Q: If you could perform with anyone, in the future, who would it have to be?
Ans: Kanye hands down! The things he’s done for the culture and Creatives like myself will always be respected! Not to mention the concerts and stage themes hes crafted over the years.
Q:What is your favorite song to sing live?
Ans: Bred Bastard
Q:When and why did you start rapping?
ANS: I’ve been writing all my life, but I really started taking music seriously like 3 years ago.
Q:Do you have any events coming up or recording going on right now?
Ans: Yes im doing a quick strike pop up shop tour to promote my new project Bred Bastard and my new clothing collection Bred we will be making stops in Chicago, Atlanta, New York, and LA from mid November until the end of the year. All the details are available on my website iampvm.com
Q:Do you have any advice for anyone wanting to rap as a career or just advice about music in general?
Ans : Do it yourself them labels ant gon give you no money.
Q: If you had a soundtrack to your life what song/songs would have to be on it?
Ans : Bred Bastard, Not Perfect, and The World
Q:How does the conversation go when someone pitches the performance to you?
Ans: we treat everything like a business so they have to go through management.
Q: Which famous musicians do you admire? Why?
Ans:Master P. He came from nothing just like me. Made a way out all from the grind. Started out the trunk and made Millions. How could you not admire that. Salute Master P
Q: Which famous musicians have you learned from?
Ans:Kanye West. He’s a great inspiration for creatives like myself. The process is so enduring and to see someone who’s a imploded so much of my aspirations. I’ve learned so much from his integrity and how he doesn’t allow people to dictate his goals and aspirations. Yeezy for president 2020
Q: What are your fondest musical memories? In your house? In your neighborhood or town?

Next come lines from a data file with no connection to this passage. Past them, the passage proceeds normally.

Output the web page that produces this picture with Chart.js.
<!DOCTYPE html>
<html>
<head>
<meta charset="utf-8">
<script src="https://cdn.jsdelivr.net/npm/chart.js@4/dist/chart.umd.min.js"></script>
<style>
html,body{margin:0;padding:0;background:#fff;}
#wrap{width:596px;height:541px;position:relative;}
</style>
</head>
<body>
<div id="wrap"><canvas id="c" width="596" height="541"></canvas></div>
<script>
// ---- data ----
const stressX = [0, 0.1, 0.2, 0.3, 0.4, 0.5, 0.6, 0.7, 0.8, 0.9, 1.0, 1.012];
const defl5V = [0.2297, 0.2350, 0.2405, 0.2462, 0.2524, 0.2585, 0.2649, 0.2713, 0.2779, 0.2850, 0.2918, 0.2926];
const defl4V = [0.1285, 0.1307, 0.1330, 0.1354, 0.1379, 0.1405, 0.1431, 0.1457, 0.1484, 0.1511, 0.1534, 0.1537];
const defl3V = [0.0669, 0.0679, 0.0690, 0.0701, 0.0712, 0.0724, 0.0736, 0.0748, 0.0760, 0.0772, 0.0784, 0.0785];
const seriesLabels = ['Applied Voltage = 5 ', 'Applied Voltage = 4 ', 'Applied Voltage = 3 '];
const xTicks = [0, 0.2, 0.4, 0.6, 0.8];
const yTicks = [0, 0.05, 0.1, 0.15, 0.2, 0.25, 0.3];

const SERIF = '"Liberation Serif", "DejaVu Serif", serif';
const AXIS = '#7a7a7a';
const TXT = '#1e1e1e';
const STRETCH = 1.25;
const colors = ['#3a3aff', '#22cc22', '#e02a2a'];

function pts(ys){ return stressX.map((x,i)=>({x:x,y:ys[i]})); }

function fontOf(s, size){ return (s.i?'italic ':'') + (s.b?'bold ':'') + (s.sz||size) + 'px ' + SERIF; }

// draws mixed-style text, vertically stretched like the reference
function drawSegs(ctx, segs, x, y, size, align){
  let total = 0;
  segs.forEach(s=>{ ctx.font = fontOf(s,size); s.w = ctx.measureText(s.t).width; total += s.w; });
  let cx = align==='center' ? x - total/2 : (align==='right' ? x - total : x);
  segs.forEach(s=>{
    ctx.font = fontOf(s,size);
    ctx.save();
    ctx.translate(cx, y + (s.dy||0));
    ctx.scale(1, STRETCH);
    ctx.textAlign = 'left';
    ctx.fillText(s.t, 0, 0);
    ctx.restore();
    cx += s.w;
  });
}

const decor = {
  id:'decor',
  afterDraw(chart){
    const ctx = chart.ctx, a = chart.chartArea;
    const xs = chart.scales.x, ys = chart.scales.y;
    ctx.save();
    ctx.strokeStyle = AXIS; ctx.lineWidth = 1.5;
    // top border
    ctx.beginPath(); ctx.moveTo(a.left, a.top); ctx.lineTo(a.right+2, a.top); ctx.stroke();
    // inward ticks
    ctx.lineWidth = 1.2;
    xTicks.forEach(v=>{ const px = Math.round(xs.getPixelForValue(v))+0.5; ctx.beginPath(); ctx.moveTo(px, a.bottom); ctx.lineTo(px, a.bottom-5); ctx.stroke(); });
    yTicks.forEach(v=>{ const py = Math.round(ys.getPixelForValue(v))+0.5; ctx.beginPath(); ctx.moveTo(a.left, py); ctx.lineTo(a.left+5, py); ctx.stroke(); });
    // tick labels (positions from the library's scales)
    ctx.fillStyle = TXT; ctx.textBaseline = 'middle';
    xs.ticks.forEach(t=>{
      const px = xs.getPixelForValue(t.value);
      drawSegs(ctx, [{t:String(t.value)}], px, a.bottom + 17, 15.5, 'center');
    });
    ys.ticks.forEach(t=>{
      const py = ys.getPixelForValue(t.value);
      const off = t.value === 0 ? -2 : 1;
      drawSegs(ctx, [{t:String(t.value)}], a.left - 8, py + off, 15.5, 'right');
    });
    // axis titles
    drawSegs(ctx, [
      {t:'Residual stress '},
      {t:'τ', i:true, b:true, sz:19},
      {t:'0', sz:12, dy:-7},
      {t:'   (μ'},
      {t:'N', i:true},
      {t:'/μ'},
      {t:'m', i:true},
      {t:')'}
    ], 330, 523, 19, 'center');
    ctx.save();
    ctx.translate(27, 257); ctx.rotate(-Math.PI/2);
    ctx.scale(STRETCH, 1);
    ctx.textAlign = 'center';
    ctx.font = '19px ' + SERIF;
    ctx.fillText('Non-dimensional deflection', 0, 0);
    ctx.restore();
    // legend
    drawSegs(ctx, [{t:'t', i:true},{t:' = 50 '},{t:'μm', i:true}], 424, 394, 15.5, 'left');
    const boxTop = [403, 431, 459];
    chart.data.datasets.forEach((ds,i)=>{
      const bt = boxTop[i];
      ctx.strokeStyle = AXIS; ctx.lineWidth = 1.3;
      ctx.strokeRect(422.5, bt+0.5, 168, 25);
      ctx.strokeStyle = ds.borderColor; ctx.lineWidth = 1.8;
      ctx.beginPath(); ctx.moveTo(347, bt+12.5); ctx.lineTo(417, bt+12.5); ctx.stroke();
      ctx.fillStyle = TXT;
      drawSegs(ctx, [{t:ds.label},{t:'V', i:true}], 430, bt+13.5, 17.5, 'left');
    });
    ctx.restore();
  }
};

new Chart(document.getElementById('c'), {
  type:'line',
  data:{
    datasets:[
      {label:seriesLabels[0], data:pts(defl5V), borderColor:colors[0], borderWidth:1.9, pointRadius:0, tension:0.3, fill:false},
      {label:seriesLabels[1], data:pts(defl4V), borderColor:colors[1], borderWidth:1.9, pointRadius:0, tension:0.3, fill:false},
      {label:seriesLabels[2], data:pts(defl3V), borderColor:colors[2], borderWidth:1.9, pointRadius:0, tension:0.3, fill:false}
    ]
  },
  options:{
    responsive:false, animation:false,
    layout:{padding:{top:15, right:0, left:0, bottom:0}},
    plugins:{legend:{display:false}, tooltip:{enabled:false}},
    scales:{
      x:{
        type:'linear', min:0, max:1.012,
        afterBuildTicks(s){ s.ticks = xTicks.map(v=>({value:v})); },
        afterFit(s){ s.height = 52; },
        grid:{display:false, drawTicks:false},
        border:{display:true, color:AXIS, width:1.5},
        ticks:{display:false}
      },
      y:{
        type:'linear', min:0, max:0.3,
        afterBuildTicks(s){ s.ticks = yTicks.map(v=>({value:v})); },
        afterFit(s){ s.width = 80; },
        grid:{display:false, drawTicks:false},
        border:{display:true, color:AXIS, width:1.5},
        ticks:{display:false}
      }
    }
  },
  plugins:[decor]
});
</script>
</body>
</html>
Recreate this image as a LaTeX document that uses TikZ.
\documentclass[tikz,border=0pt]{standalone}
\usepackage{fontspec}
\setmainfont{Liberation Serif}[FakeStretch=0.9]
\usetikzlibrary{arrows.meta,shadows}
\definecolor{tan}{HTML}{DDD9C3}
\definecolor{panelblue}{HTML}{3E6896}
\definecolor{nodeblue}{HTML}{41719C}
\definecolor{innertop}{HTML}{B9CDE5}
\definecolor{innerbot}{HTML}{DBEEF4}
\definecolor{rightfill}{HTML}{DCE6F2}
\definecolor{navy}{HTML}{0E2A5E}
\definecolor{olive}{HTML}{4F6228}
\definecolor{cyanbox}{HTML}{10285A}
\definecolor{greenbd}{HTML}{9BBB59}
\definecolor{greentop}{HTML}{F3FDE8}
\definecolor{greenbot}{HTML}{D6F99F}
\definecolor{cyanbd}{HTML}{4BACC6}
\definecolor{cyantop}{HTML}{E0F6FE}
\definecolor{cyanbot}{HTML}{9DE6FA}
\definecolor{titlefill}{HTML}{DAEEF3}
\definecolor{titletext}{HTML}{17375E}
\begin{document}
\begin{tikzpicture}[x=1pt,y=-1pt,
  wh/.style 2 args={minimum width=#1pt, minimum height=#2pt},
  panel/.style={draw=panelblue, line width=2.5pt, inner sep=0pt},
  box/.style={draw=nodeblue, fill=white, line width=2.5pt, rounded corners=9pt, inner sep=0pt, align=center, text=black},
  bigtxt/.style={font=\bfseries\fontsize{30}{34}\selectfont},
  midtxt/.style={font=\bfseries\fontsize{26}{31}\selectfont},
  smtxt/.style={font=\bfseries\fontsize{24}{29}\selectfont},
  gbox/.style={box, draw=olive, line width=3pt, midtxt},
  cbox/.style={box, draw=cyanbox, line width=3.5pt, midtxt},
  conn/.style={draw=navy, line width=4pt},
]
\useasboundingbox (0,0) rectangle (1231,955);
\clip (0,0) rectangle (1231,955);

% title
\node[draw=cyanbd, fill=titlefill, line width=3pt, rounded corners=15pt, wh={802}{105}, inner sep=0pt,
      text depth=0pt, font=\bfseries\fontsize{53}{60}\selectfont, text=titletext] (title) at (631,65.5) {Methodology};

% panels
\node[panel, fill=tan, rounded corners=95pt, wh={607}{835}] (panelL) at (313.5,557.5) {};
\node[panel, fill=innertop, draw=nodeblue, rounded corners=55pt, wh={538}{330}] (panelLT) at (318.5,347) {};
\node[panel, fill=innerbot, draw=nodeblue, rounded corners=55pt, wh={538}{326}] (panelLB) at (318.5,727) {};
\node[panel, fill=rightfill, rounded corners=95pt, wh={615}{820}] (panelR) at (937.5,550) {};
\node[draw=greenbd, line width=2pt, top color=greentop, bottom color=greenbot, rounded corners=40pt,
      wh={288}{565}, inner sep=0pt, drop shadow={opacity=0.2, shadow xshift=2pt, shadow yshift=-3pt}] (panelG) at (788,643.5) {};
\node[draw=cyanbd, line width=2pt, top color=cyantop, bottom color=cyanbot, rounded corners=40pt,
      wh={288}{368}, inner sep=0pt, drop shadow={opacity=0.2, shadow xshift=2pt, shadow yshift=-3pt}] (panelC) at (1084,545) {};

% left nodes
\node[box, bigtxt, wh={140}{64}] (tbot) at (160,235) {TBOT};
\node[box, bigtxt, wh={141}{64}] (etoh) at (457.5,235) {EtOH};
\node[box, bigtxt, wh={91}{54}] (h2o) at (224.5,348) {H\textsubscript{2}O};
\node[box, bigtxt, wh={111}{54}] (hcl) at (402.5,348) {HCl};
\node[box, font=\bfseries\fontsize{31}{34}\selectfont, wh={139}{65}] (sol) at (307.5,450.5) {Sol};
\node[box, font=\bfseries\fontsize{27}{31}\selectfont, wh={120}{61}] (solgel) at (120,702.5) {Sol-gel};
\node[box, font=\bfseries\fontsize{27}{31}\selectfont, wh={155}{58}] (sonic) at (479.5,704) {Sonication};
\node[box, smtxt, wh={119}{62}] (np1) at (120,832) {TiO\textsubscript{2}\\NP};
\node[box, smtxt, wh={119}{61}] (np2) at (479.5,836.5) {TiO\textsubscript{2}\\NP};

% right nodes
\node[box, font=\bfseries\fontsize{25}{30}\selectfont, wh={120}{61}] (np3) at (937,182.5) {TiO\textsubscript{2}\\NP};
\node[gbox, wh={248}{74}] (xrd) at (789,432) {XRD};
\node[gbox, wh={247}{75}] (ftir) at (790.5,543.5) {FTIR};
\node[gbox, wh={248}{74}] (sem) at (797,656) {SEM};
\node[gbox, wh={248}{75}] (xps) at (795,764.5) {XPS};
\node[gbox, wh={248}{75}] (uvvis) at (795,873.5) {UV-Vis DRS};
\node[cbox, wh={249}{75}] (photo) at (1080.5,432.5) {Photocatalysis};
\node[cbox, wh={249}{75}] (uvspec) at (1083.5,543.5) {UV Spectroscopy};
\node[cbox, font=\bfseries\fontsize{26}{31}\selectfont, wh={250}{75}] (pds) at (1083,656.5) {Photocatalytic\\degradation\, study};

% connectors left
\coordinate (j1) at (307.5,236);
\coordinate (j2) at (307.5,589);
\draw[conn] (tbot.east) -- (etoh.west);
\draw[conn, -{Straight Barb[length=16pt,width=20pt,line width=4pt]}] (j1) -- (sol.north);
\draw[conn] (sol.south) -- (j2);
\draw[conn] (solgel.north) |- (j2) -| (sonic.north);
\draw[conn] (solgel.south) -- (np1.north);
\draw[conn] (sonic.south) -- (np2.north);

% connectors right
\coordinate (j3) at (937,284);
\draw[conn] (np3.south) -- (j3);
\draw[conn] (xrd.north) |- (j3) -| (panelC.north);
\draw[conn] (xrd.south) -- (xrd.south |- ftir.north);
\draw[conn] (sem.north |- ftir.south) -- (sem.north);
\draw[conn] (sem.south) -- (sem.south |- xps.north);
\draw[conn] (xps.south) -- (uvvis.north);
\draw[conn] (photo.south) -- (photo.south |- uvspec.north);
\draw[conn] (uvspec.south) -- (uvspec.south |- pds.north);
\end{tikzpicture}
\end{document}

Ans:Fondest musical memory was my first public performance. It was a competition in the south suburbs and everybody that was performing brought out at least 50 people each, the place was packed out. I had every one singing the hook in the entire spot. I thought I was on top of the world. I’ve been trying to relive that feeling every since.
Q: Were you influenced by old records & tapes? Which ones?
Ans:One of my biggest influences is R.kelly. Even though we in two different genres he has the biggest influence. I grew up in the era when he became a full blown star and the instrumentation and song structures is what really first help me structure my first songs and chose the type of instrumentations.
Q: Who are your favorite musicians? Groups? CD’s?
Ans: I’m from Chicago so I’m really big on artist like Kanye and Lupe. Jay-z my all time favorite. Blueprint number one album of all time. My favorite group growing up was Cash Money Hot Boyz
Q: Do you perform in public? Describe those occasions? Concerts, radio, TV?
Ans:I’ve been putting in work for sometime now and it’s paying off I’ve had the opportunity to perform at A3c in Atlanta and SXSW in Austin last year. I’ve also performed at a few events and did some radio runs out in New York. Me and the homie Vito my road DJ have been state to state reading stages down.
Q: Do you get nervous before a performance or a competition?
Ans: when I first started performing locally I really didn’t get nervous but as the shows and platforms have expanded and I’m going out of state doing shows there’s a new type of excitement that sometimes cause me to overthink the outcome. The crowds have been very receptive to my art and stage performance.
Q: What advice would you give to beginners who are nervous?
Ans:No matter the amount of people in the crowd. Always leave it all on the stage
Q: Do you attend sessions? What makes a good session?
Ans:All the time, majority of my day is spent in sessions. A good session is all about a goal the focus and great energy. Can go wrong with that formula.
Q: How often and for how long do you practice?
Ans:I obligate two days out the week to work on my stage performance, two days out of the week working on new song patterns, and the rest of the week recording, shooting videos and meetings.